Monday, 11 February 2013

Liberia


For a country adjacent to Sierra Leone the difference is striking. From Graham Greene’s ‘Journey Without Maps’ and Barbara Greene's ' Too Late to Turn Back' , little appears to have changed outside of Monrovia. There are remote settlements frequently cut off in the rainy season and in the dense forests a real sense of  a more ancient Africa, a place where the spirit world is close and deep rooted secret societies hold sway.

The Poro and Sande societies exist across Sierra Leone and parts of Guinea as well, but here in remote forest clearings they feel all pervading, particularly when you see a fully enrobed 'devil' moving through a village as dusk falls.

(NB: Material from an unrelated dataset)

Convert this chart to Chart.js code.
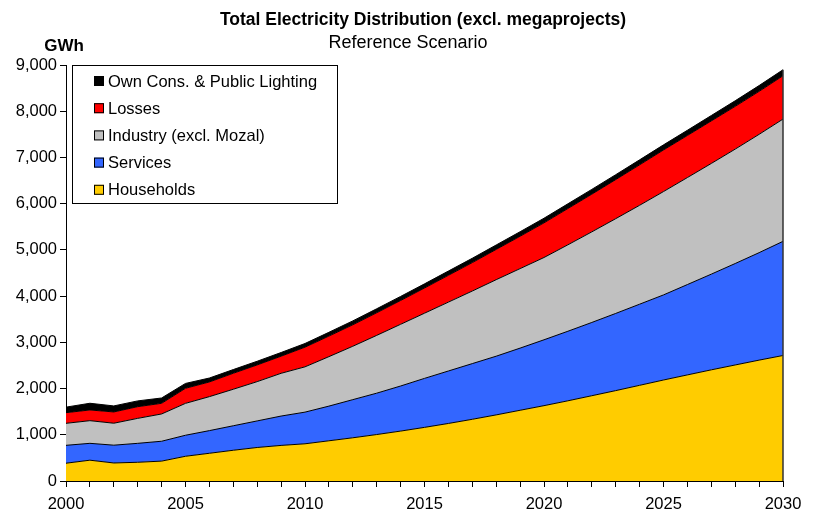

Liberia has taken a battering from the civil war and the Elbola outbreak, but then with Ellen Johnson Sirleaf to lead the country, the basis of relative political stability was established up to today.

Liberia is noted for dangerous rip tides. Once in the water the shore was suddenly very far away.  Rip tides are narrow currents so swimming parallel to the shore is the quickest way to get out of  the flow.  

Security has improved greatly, but the  infrastructure is still limited in Monrovia and minimal elsewhere.  The hinterland of Liberia is a journey into an Africa that much of the continent lost a long time ago.